> _Your goal_:
Wherever the word "using" turns up in a line of the entries, copy that line.

╭─ Records for the exercise

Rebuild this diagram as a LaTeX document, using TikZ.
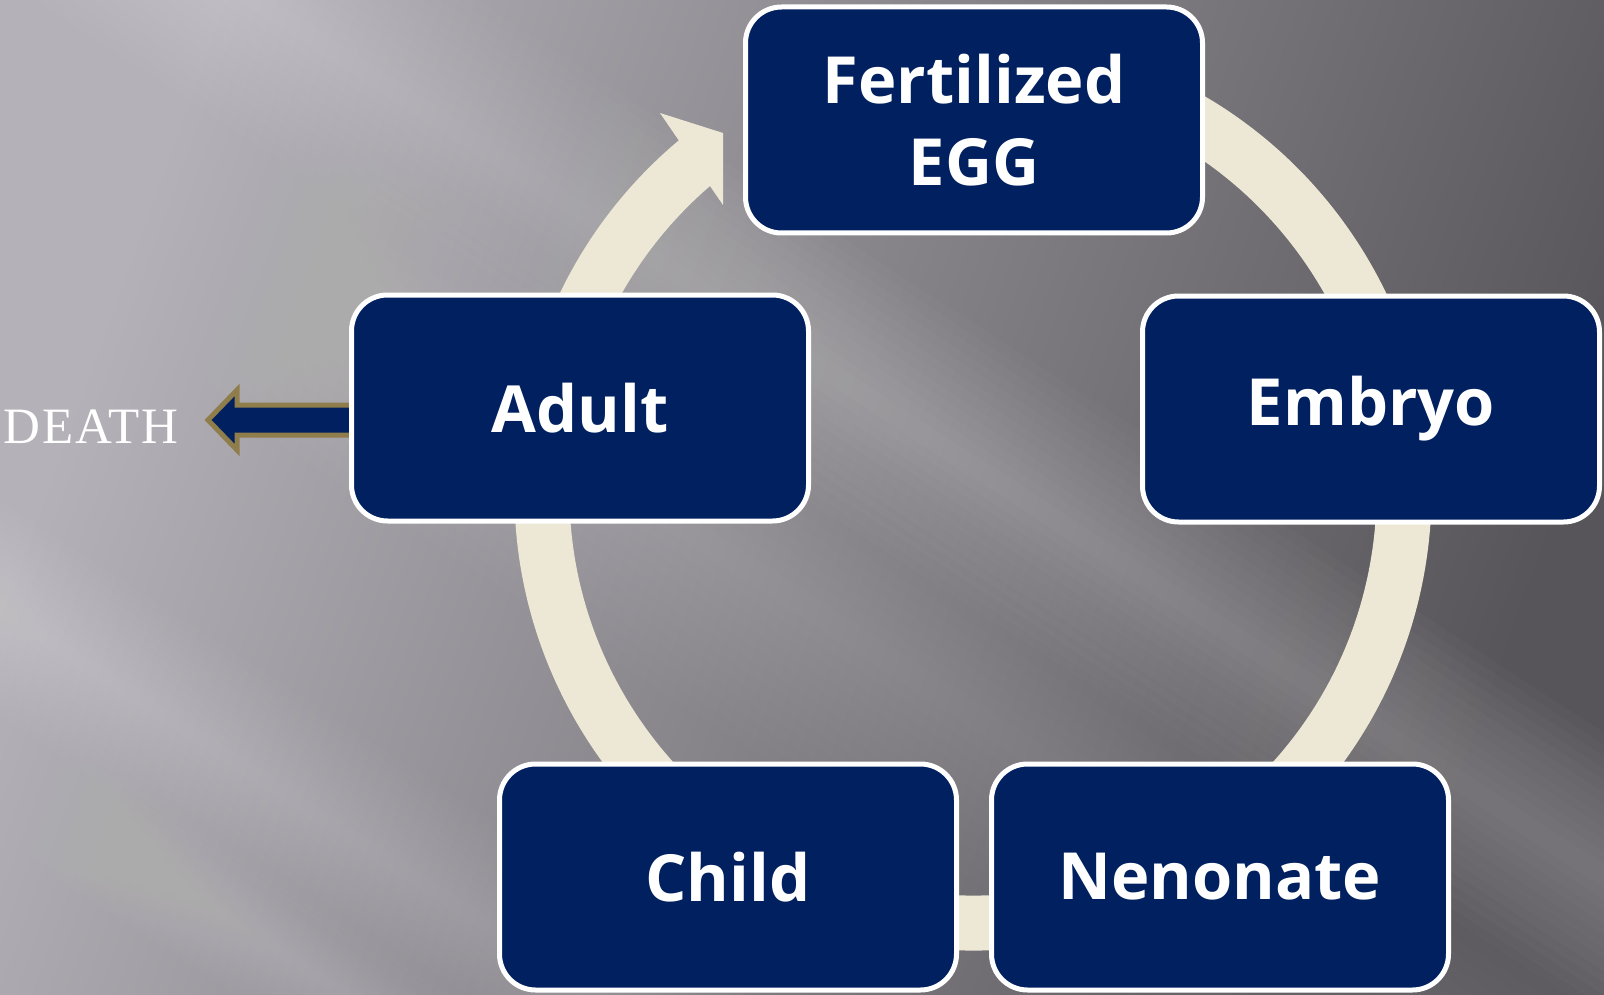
\documentclass[tikz,border=0pt]{standalone}
\usepackage{fontspec}
\setmainfont{Open Sans}
\newfontfamily\boxfont{Open Sans}
\newfontfamily\deathfont[LetterSpace=4]{Liberation Serif}
\usetikzlibrary{calc}
\definecolor{navy}{HTML}{002060}
\definecolor{cream}{HTML}{EDE7D5}
\definecolor{gold}{HTML}{8F7E4B}
\definecolor{bgL}{HTML}{B4B1B8}
\definecolor{bgR}{HTML}{58555A}
\tikzset{
  stage/.style={draw=white, line width=5pt, fill=navy, rounded corners=36pt,
    minimum width=457pt, minimum height=226pt, text=white, align=center, inner sep=0pt,
    font=\boxfont\bfseries\fontsize{65}{82}\selectfont},
  streak/.style={fill=white, fill opacity=#1}
}
\newcommand\bandat[3]{% point, max half-width, opacity per layer
  \foreach \k in {1,...,12}{
    \pgfmathsetmacro\w{#2*\k/12}
    \fill[streak=#3] ($(#1)+(147:2200)+(57:\w)$) -- ($(#1)+(-33:2200)+(57:\w)$)
      -- ($(#1)+(-33:2200)+(237:\w)$) -- ($(#1)+(147:2200)+(237:\w)$) -- cycle;}}
\begin{document}
\begin{tikzpicture}[x=1pt,y=1pt]
\useasboundingbox (0,0) rectangle (1604,-995);
% background
\begin{scope}
  \clip (0,0) rectangle (1604,-995);
  \shade[top color=bgL, bottom color=bgR, shading angle=70] (0,0) rectangle (1604,-995);
  \coordinate (b1) at (1010,-490);
  \coordinate (b2) at (210,-745);
  \coordinate (b3) at (150,-180);
  \coordinate (b4) at (200,-900);
  \bandat{b1}{120}{0.018}
  \bandat{b2}{90}{0.015}
  \bandat{b3}{150}{0.013}
  \bandat{b4}{60}{0.013}
\end{scope}
% ring
\coordinate (ctr) at (973,-492);
\draw[cream, line width=55pt] ($(ctr)+(440:431pt)$) arc[start angle=440, end angle=129.55, radius=431pt];
\fill[cream] (660,-113) -- (723,-133) -- (723,-205) -- cycle;
% death arrow
\draw[gold, fill=navy, line width=5pt, line join=miter]
  (208,-420) -- (237,-390) -- (237,-405) -- (360,-405) -- (360,-435) -- (237,-435) -- (237,-450) -- cycle;
% stages
\node[stage] (egg) at (974,-120) {Fertilized\\EGG};
\node[stage] (embryo) at (1371,-409) {Embryo};
\node[stage] (adult) at (580,-408) {Adult};
\node[stage] (child) at (728,-877) {Child};
\node[stage] (neno) at (1220,-877) {Nenonate};
\node[text=white, anchor=base west, inner sep=0pt, font=\deathfont\fontsize{51}{51}\selectfont] (death) at (3,-443) {DEATH};
\end{tikzpicture}
\end{document}
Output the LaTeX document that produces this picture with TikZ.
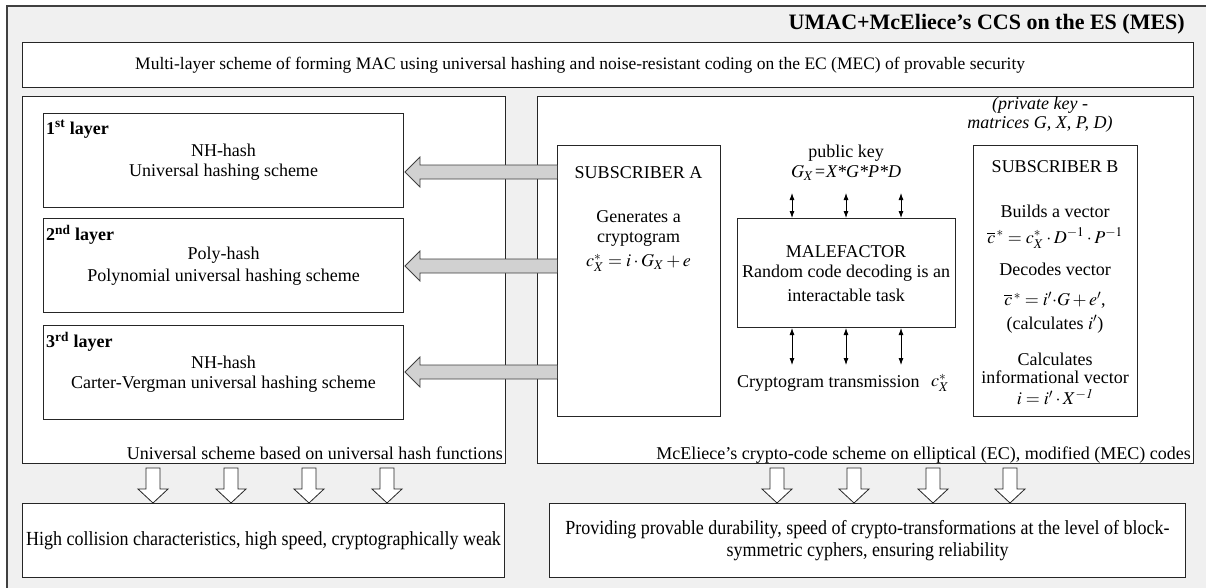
\documentclass[tikz,border=0pt]{standalone}
\usepackage{mathptmx}
\usepackage[no-math]{fontspec}
\setmainfont{Liberation Serif}
\usetikzlibrary{arrows.meta,calc}
\begin{document}
\begin{tikzpicture}[x=1pt,y=-1pt,
  bx/.style={draw=black!85, fill=white, line width=1pt, inner sep=0pt, anchor=north west},
  t/.style={font=\fontsize{18}{20}\selectfont, align=center, inner sep=0pt},
  lab/.style={anchor=north west, inner sep=0pt, font=\bfseries\fontsize{18}{20}\selectfont},
  garrow/.style={draw=black!75, fill=black!18, line width=0.8pt},
  warrow/.style={draw=black!85, fill=white, line width=0.8pt},
  darr/.style={{Latex[length=7pt,width=5pt]}-{Latex[length=7pt,width=5pt]}, line width=0.8pt},
  cond/.style={font=\fontsize{20}{22}\selectfont, align=center, inner sep=0pt}]
\newcommand\bx[5]{\node[bx, minimum width=#4pt, minimum height=#5pt] (#1) at (#2,#3) {};}
\newcommand\nrw[1]{\scalebox{0.9}[1]{#1}}
\useasboundingbox (0,0) rectangle (1206,587);
\clip (0,0) rectangle (1206,587);
\node[draw=black!75, fill=black!6, line width=1.5pt, anchor=north west, minimum width=1220pt, minimum height=600pt, inner sep=0pt] (frame) at (6,5) {};
\node[anchor=base east, inner sep=0pt, font=\bfseries\fontsize{22}{24}\selectfont] (title) at (1185,29) {UMAC+McEliece’s CCS on the ES (MES)};
% boxes
\bx{top}{22}{42}{1171}{45}
\bx{LP}{22}{96}{483}{367}
\bx{RP}{537}{96}{656}{367}
\bx{L1}{43}{113}{360}{94}
\bx{L2}{43}{218}{360}{94}
\bx{L3}{43}{325}{360}{94}
\bx{subA}{557}{145}{163}{271}
\bx{mal}{737}{218}{218}{109}
\bx{subB}{973}{145}{164}{271}
\bx{BL}{22}{503}{482}{74}
\bx{BR}{549}{503}{636}{74}
% top text
\node[t, font=\fontsize{17.5}{19}\selectfont, anchor=west] (toptxt) at (135,65) {Multi-layer scheme of forming MAC using universal hashing and noise-resistant coding on the EC (MEC) of provable security};
% layers
\node[lab] (l1lab) at ($(L1.north west)+(3,7)$) {1\textsuperscript{st} layer};
\node[lab] (l2lab) at ($(L2.north west)+(3,7)$) {2\textsuperscript{nd} layer};
\node[lab] (l3lab) at ($(L3.north west)+(3,7)$) {3\textsuperscript{rd} layer};
\node[t] (l1a) at ($(L1.north)+(0,37)$) {NH-hash};
\node[t] (l1b) at ($(L1.north)+(0,59)$) {Universal hashing scheme};
\node[t] (l2a) at ($(L2.north)+(0,37)$) {Poly-hash};
\node[t] (l2b) at ($(L2.north)+(0,59)$) {Polynomial universal hashing scheme};
\node[t] (l3a) at ($(L3.north)+(0,37)$) {NH-hash};
\node[t] (l3b) at ($(L3.north)+(0,59)$) {Carter-Vergman universal hashing scheme};
\node[t, anchor=base east] (lpcap) at (503,459) {Universal scheme based on universal hash functions};
\node[t, anchor=base east] (rpcap) at (1191,459) {McEliece’s crypto-code scheme on elliptical (EC), modified (MEC) codes};
% gray arrows from subscriber A to layers
\foreach \y in {172,266,372}{
  \draw[garrow] (subA.west |- 0,\y) ++(0,-7) -- (420,\y-7) -- (420,\y-15) -- (405,\y) -- (420,\y+15) -- (420,\y+7) -- (subA.west |- 0,\y+7);
}
% subscriber A
\node[t] (sa1) at (638.5,173) {SUBSCRIBER A};
\node[t] (sa2) at (638.5,217) {Generates a};
\node[t] (sa3) at (638.5,239) {cryptogram};
\node[t] (sa4) at (638.5,263) {$c_X^{*}=i\cdot G_X+e$};
% public key
\node[t] (pk1) at (846,153) {public key};
\node[t] (pk2) at (846,173) {$G_X$\textit{=X*G*P*D}};
% malefactor
\node[t] (m1) at (846,252) {MALEFACTOR};
\node[t] (m2) at (846,273) {Random code decoding is an};
\node[t] (m3) at (846,295) {interactable task};
\foreach \x in {792,846,901}{
  \draw[darr] (\x,193) -- (mal.north -| \x,0);
  \draw[darr] (mal.south -| \x,0) -- (\x,365);
}
\node[t, anchor=west] (ct) at (737,383) {Cryptogram transmission};
\node[t] (ctc) at (940,383) {$c_X^{*}$};
% subscriber B
\node[t, font=\itshape\fontsize{18}{20}\selectfont] (pv1) at (1040,105) {(private key -};
\node[t, font=\itshape\fontsize{18}{20}\selectfont] (pv2) at (1040,124) {matrices G, X, P, D)};
\node[t] (sb1) at (1055,167) {SUBSCRIBER B};
\node[t] (sb2) at (1055,211) {Builds a vector};
\node[t] (sb3) at (1055,238) {$\overline{c}^{\,*}=c_X^{*}\cdot D^{-1}\cdot P^{-1}$};
\node[t] (sb4) at (1055,269) {Decodes vector};
\node[t] (sb5) at (1055,300) {$\overline{c}^{\,*}=i'{\cdot}G+e'$,};
\node[t] (sb6) at (1055,324) {(calculates $i'$)};
\node[t] (sb7) at (1055,359) {Calculates};
\node[t] (sb8) at (1055,377) {informational vector};
\node[t] (sb9) at (1055,397) {$i=i'\cdot X^{\mathit{-1}}$};
% white down arrows
\foreach \x in {153,231,309,387,777,854,933,1010}{
  \draw[warrow] (\x-7,468) -- (\x+7,468) -- (\x+7,489) -- (\x+15,489) -- (\x,503) -- (\x-15,489) -- (\x-7,489) -- cycle;
}
% bottom texts
\node[cond] (bl) at (BL.center) {\nrw{High collision characteristics, high speed, cryptographically weak}};
\node[cond] (br) at (BR.center) {\nrw{Providing provable durability, speed of crypto-transformations at the level of block-}\\\nrw{symmetric cyphers, ensuring reliability}};
\end{tikzpicture}
\end{document}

╰─

> _Answer to this problem_:
Rebuild this diagram as a LaTeX document, using TikZ.
\node[t, font=\fontsize{17.5}{19}\selectfont, anchor=west] (toptxt) at (135,65) {Multi-layer scheme of forming MAC using universal hashing and noise-resistant coding on the EC (MEC) of provable security};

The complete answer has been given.